WRITTEN REQUEST: Copy out each line that includes the word "this".

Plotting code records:
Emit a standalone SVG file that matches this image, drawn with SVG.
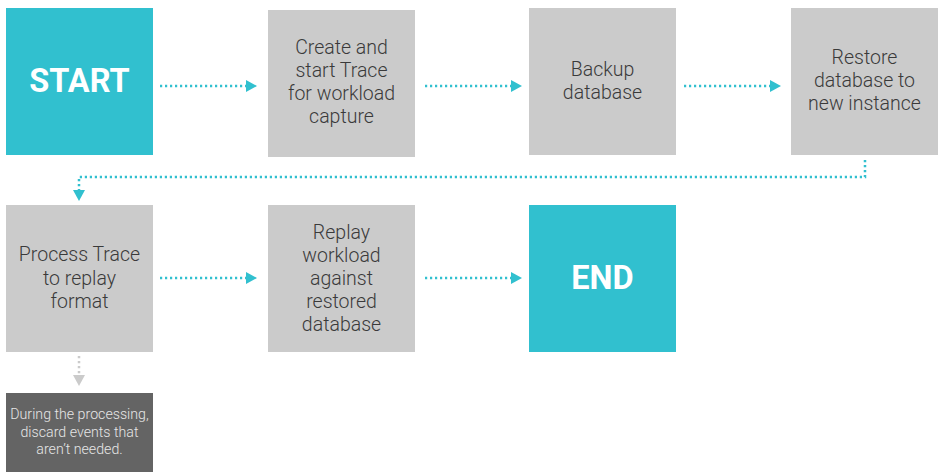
<svg xmlns="http://www.w3.org/2000/svg" width="941" height="472" viewBox="0 0 941 472">
<style>
.teal{fill:#31C0CF}
.grey{fill:#CBCBCB}
.dark{fill:#646464}
.lbl{font-family:Roboto,"Liberation Sans",sans-serif;font-weight:300;font-size:19.5px;fill:#3a3a3a;text-anchor:middle}
.big{font-family:Roboto,"Liberation Sans",sans-serif;font-weight:700;font-size:32.5px;fill:#fff;text-anchor:middle}
.note{font-family:Roboto,"Liberation Sans",sans-serif;font-weight:300;font-size:14.2px;fill:#e6e6e6;text-anchor:middle}
.con{fill:none;stroke:#31C0CF;stroke-width:2.5;stroke-dasharray:2.2 2.8}
.cong{fill:none;stroke:#CBCBCB;stroke-width:2.5;stroke-dasharray:2.2 2.8}
</style>
<defs>
<marker id="ah" markerWidth="12" markerHeight="12" refX="0" refY="6" orient="auto" markerUnits="userSpaceOnUse" viewBox="0 0 12 12">
<path d="M0,0 L11,6 L0,12 Z" fill="#31C0CF"/>
</marker>
<marker id="ahg" markerWidth="12" markerHeight="12" refX="0" refY="6" orient="auto" markerUnits="userSpaceOnUse" viewBox="0 0 12 12">
<path d="M0,0 L11,6 L0,12 Z" fill="#CBCBCB"/>
</marker>
</defs>
<g id="connectors">
<path class="con" d="M160,86 H246" marker-end="url(#ah)"/>
<path class="con" d="M425,86 H511" marker-end="url(#ah)"/>
<path class="con" d="M684,86 H770" marker-end="url(#ah)"/>
<path class="con" d="M865,160 V177 H79 V190" marker-end="url(#ah)"/>
<path class="con" d="M160,278 H246" marker-end="url(#ah)"/>
<path class="con" d="M425,278 H511" marker-end="url(#ah)"/>
<path class="cong" d="M79,356 V375" marker-end="url(#ahg)"/>
</g>
<g id="start">
<rect class="teal" x="6" y="8" width="147" height="147"/>
<text class="big" x="79.5" y="91.5">START</text>
</g>
<g id="create-trace">
<rect class="grey" x="268" y="10" width="147" height="147"/>
<text class="lbl" x="341.5" y="54">Create and</text>
<text class="lbl" x="341.5" y="77">start Trace</text>
<text class="lbl" x="341.5" y="100">for workload</text>
<text class="lbl" x="341.5" y="123">capture</text>
</g>
<g id="backup">
<rect class="grey" x="529" y="8" width="147" height="147"/>
<text class="lbl" x="602.5" y="76">Backup</text>
<text class="lbl" x="602.5" y="99">database</text>
</g>
<g id="restore">
<rect class="grey" x="791" y="8" width="147" height="147"/>
<text class="lbl" x="864.5" y="64">Restore</text>
<text class="lbl" x="864.5" y="87">database to</text>
<text class="lbl" x="864.5" y="110">new instance</text>
</g>
<g id="process">
<rect class="grey" x="6" y="205" width="147" height="147"/>
<text class="lbl" x="79.5" y="261">Process Trace</text>
<text class="lbl" x="79.5" y="285">to replay</text>
<text class="lbl" x="79.5" y="308">format</text>
</g>
<g id="replay">
<rect class="grey" x="268" y="205" width="147" height="147"/>
<text class="lbl" x="341.5" y="239">Replay</text>
<text class="lbl" x="341.5" y="262">workload</text>
<text class="lbl" x="341.5" y="285">against</text>
<text class="lbl" x="341.5" y="308">restored</text>
<text class="lbl" x="341.5" y="331">database</text>
</g>
<g id="end">
<rect class="teal" x="529" y="205" width="147" height="147"/>
<text class="big" x="602.5" y="288.5">END</text>
</g>
<g id="note">
<rect class="dark" x="6" y="393" width="147" height="79"/>
<text class="note" x="79.5" y="419">During the processing,</text>
<text class="note" x="79.5" y="437">discard events that</text>
<text class="note" x="79.5" y="454">aren’t needed.</text>
</g>
</svg>
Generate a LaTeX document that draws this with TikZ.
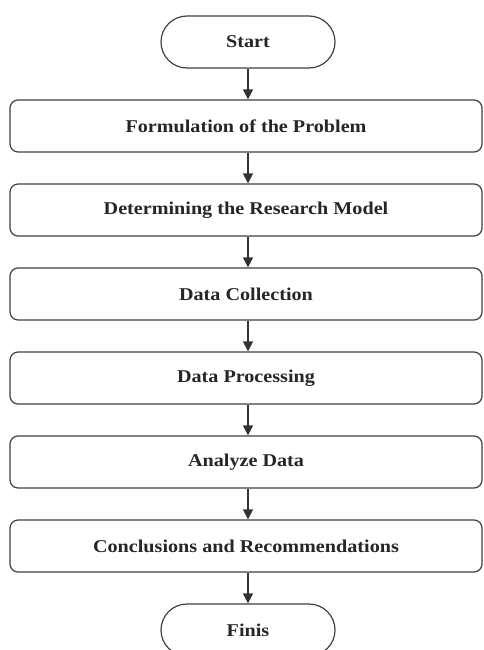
\documentclass[tikz,border=0pt]{standalone}
\usepackage{fontspec}
\setmainfont{Liberation Serif}[FakeStretch=1.12]
\usetikzlibrary{shapes.misc,arrows.meta}
\begin{document}
\begin{tikzpicture}[x=1pt,y=-1pt,
  every node/.style={font=\fontsize{18}{20}\selectfont\bfseries, text=black!85},
  stepbox/.style={draw=black!75, line width=1.2pt, rectangle, rounded corners=8pt,
    minimum width=472pt, minimum height=52pt, inner sep=0pt},
  termbox/.style={draw=black!75, line width=1.2pt, rounded rectangle,
    minimum width=174pt, minimum height=52pt, inner sep=0pt},
  flow/.style={draw=black!80, line width=1.2pt, -{Triangle[length=10pt,width=10pt]}}]
\useasboundingbox (0,0) rectangle (483,650);
\clip (0,0) rectangle (483,650);
\fill[white] (0,0) rectangle (483,650);
\node[termbox] (start) at (248,42) {Start};
\node[stepbox] (s1) at (246,126) {Formulation of the Problem};
\node[stepbox] (s2) at (246,210) {Determining the Research Model};
\node[stepbox] (s3) at (246,294) {Data Collection};
\node[stepbox] (s4) at (246,378) {Data Processing};
\node[stepbox] (s5) at (246,462) {Analyze Data};
\node[stepbox] (s6) at (246,546) {Conclusions and Recommendations};
\node[termbox] (finis) at (248,630) {Finis};
\draw[flow] (start.south) -- (start.south |- s1.north);
\draw[flow] (start.south |- s1.south) -- (start.south |- s2.north);
\draw[flow] (start.south |- s2.south) -- (start.south |- s3.north);
\draw[flow] (start.south |- s3.south) -- (start.south |- s4.north);
\draw[flow] (start.south |- s4.south) -- (start.south |- s5.north);
\draw[flow] (start.south |- s5.south) -- (start.south |- s6.north);
\draw[flow] (start.south |- s6.south) -- (finis.north);
\end{tikzpicture}
\end{document}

FULL OUTPUT:
Emit a standalone SVG file that matches this image, drawn with SVG.
Generate a LaTeX document that draws this with TikZ.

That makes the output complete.